Written request —
Collect each line containing "that".

Records to process —
>> start
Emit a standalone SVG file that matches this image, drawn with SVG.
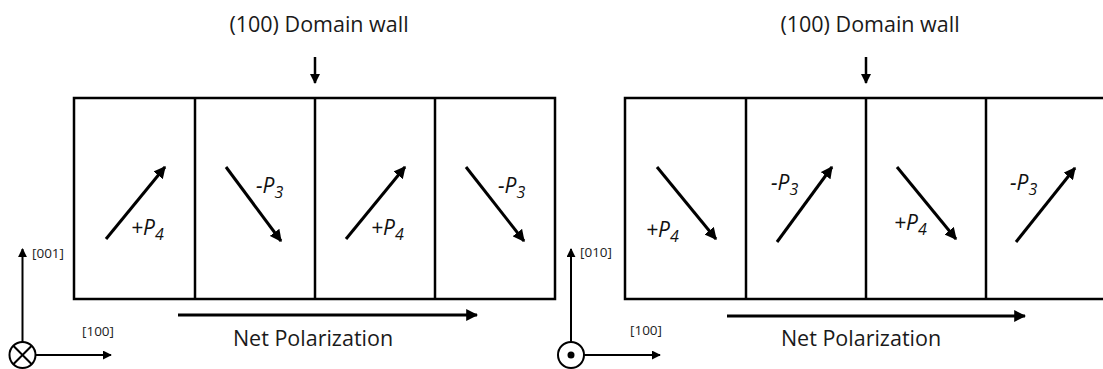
>> end
>> start
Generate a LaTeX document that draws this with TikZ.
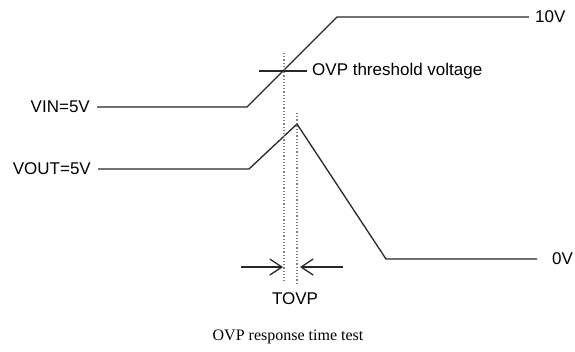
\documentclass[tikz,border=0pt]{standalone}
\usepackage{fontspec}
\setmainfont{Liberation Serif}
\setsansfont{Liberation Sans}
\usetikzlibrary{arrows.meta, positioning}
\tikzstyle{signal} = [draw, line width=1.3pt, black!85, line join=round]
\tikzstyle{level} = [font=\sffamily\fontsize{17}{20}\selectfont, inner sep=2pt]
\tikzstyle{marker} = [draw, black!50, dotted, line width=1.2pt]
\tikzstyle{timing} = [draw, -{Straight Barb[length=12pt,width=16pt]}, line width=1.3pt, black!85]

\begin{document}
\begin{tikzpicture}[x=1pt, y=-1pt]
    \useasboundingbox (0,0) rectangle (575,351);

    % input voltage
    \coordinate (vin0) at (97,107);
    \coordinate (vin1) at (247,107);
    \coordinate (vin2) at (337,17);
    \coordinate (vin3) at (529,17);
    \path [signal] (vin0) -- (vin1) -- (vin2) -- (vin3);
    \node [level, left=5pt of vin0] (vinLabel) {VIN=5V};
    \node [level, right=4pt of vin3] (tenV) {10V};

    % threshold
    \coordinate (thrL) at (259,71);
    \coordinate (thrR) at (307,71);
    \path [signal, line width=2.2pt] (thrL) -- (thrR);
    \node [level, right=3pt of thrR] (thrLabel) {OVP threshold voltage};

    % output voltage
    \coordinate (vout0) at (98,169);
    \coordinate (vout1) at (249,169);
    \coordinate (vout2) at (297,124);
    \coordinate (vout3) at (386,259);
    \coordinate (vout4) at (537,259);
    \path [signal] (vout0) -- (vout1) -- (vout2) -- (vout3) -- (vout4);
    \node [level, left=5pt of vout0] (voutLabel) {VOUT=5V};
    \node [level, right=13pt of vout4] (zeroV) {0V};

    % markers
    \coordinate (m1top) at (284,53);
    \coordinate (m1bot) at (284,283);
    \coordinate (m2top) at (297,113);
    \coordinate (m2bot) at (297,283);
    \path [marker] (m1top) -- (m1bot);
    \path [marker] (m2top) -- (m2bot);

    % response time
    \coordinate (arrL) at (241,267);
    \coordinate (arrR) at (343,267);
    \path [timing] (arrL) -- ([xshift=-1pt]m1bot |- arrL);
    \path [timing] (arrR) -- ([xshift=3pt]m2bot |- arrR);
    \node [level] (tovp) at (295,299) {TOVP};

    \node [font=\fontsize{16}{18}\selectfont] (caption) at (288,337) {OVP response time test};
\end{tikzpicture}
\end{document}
>> end
Exercise output —
Emit a standalone SVG file that matches this image, drawn with SVG.
Generate a LaTeX document that draws this with TikZ.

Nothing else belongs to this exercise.